When Heide's not cooking, I get a sirloin at Ruby Tuesday or an asiago roast beef at Panera. For a step up, I'll do a restaurant on Chapel Street, but my wife calls that a climb from competence to uninspired.
Heide chops shallots with precision, brightens flavors with sea salt, and uses only fresh vegetables: if the parsley's not green enough, it's gone. She balances flavors, carefully chooses wine pairings, and designs elegant presentations. She coordinates napkins and table cloths, sets the mood with jazz, and always lights candles.
Heide devotes herself to cooking like the best doctors devote themselves to medicine. She scours recipes for ideas, visits restaurants from Tehran to Tennessee, and coaxes other chefs to reveal their secrets. She crosses ethnic boundaries, breaks rules, invents spice combinations, and crafts new flavors. If a dish lacks inspiration, she finds the missing ingredients.
Like cooks, physicians master basic skills; but instead of prepping, mixing, and broiling, we examine, diagnose, and treat.
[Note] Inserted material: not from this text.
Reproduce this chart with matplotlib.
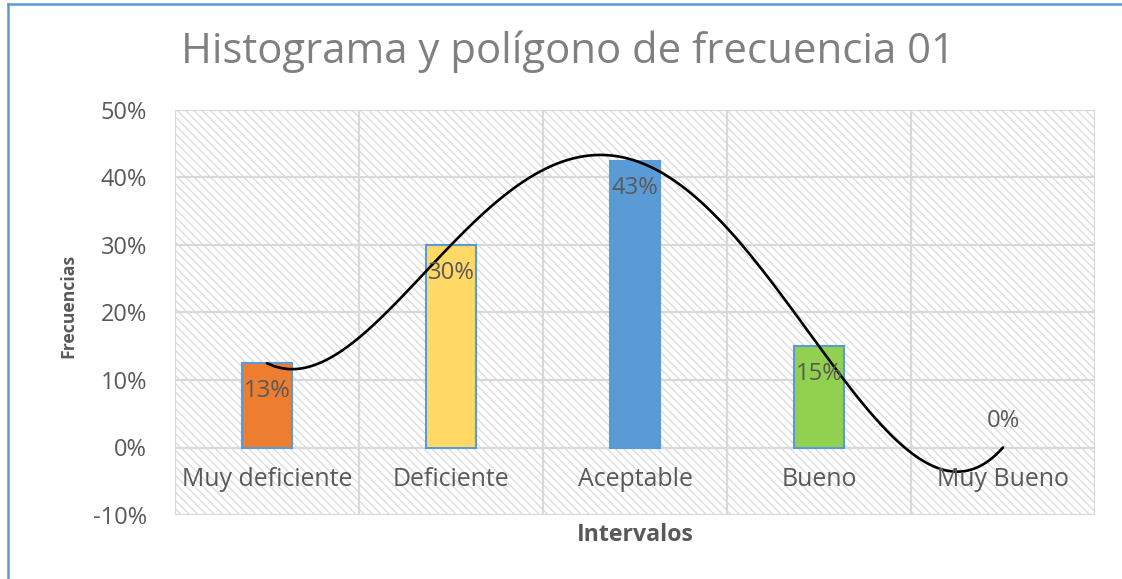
import math
import numpy as np
import matplotlib
matplotlib.use("Agg")
import matplotlib.pyplot as plt
from matplotlib.patches import Rectangle
from matplotlib.lines import Line2D
from matplotlib.ticker import FuncFormatter, MultipleLocator

categories = ["Muy deficiente", "Deficiente", "Aceptable", "Bueno", "Muy Bueno"]
frecuencias = [0.125, 0.30, 0.425, 0.15, 0.0]
bar_colors = ["#ED7D31", "#FFD966", "#5B9BD5", "#92D050", "#A5A5A5"]
title = "Histograma y polígono de frecuencia 01"
xlabel = "Intervalos"
ylabel = "Frecuencias"

plt.rcParams['font.family'] = ['Open Sans', 'DejaVu Sans']
plt.rcParams['hatch.linewidth'] = 0.9
TXT = "#595959"
GRID = "#D9D9D9"

W, H = 1122, 579
fig = plt.figure(figsize=(W / 100, H / 100), dpi=100)
fig.patch.set_facecolor("white")

ax = fig.add_axes([175 / W, 1 - 515 / H, (1095 - 175) / W, (515 - 110) / H])
ax.set_xlim(-0.5, len(categories) - 0.5)
ax.set_ylim(-0.1, 0.5)

# hatched plot-area background
bg = Rectangle((0, 0), 1, 1, transform=ax.transAxes, facecolor="white",
               edgecolor="#DADADA", hatch="\\\\\\\\", linewidth=0, zorder=0)
ax.add_patch(bg)

# gridlines
for yv in np.arange(-0.1, 0.5001, 0.1):
    ax.axhline(yv, color=GRID, lw=1.6, zorder=1)
for xv in np.arange(-0.5, len(categories), 1.0):
    ax.axvline(xv, color=GRID, lw=1.6, zorder=1)

x = np.arange(len(categories))
bars = ax.bar(x, frecuencias, width=0.27, color=bar_colors, edgecolor="#5B9BD5",
              linewidth=1.5, zorder=2)
for b, v in zip(bars, frecuencias):
    if v == 0:
        b.set_linewidth(0)

# polynomial trend (order 4) through the frequencies
coef = np.polyfit(x, frecuencias, 4)
xs = np.linspace(x[0], x[-1], 400)
ax.plot(xs, np.polyval(coef, xs), color="black", lw=1.9, zorder=3,
        solid_capstyle="round")

# data labels
data_texts = []
for xi, v in zip(x, frecuencias):
    lbl = f"{math.floor(v * 100 + 0.5)}%"
    off = -20 if v > 0 else 19
    t = ax.annotate(lbl, (xi, v), xytext=(0, off), textcoords="offset points",
                    ha="center", va="center", fontsize=14, color=TXT, zorder=4)
    data_texts.append(t)

# category labels inside plot area at zero crossing
cat_texts = []
for xi, c in zip(x, categories):
    t = ax.text(xi, -0.047, c, ha="center", va="center", fontsize=14, color=TXT,
                zorder=4)
    cat_texts.append(t)

ax.set_xticks([])
ax.yaxis.set_major_locator(MultipleLocator(0.1))
ax.yaxis.set_major_formatter(FuncFormatter(lambda v, p: f"{round(v * 100):.0f}%"))
ax.tick_params(axis="y", length=0, labelsize=14, labelcolor=TXT, pad=20)
for s in ax.spines.values():
    s.set_visible(False)

t_title = fig.text(568 / W, 1 - 52 / H, title, ha="center", va="center", fontsize=27,
                   color="#808080")
t_x = fig.text(635 / W, 1 - 535 / H, xlabel, ha="center", va="center", fontsize=12.5,
               color=TXT, fontweight="bold")
t_y = fig.text(68 / W, 1 - 306 / H, ylabel, ha="center", va="center", fontsize=12.5,
               color=TXT, fontweight="bold", rotation=90)

# fit font sizes to the reference's measured extents
renderer = fig.canvas.get_renderer()


def fit(artists, ref, target, axis="w"):
    e = ref.get_window_extent(renderer)
    cur = e.width if axis == "w" else e.height
    fs = ref.get_fontsize() * target / cur
    for a in artists:
        a.set_fontsize(fs)
    return fs


fit([t_title], t_title, 775)
fit(cat_texts, cat_texts[0], 171)
fit(data_texts, data_texts[0], 47)
fit([t_x], t_x, 117)
fit([t_y], t_y, 104, "h")
fig.canvas.draw()
ylab = [l for l in ax.get_yticklabels() if l.get_text() == "50%"][0]
fs_y = fit([ylab], ylab, 47)
ax.tick_params(axis="y", labelsize=fs_y)

# chart-area border (left and top visible)
fig.add_artist(Line2D([8 / W, 8 / W], [0, 1 - 4 / H], transform=fig.transFigure,
                      color="#5B9BD5", lw=1.8))
fig.add_artist(Line2D([8 / W, 1], [1 - 4 / H, 1 - 4 / H], transform=fig.transFigure,
                      color="#5B9BD5", lw=1.8))

fig.savefig("out.png", dpi=100)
The best physicians aim higher: they read voraciously, they coax patients to reveal their secrets, and they hear murmurs others miss. Competent physicians use words to explain; the best use words to heal.
Sometimes I worry that physicians satisfy themselves with competence when they should aspire to brilliance. Like chefs pursuing culinary bliss, we need to study, practice, and open ourselves to criticism. And if our work lacks inspiration, we need to track down the missing ingredients. Do you know what they are? Will you search with me?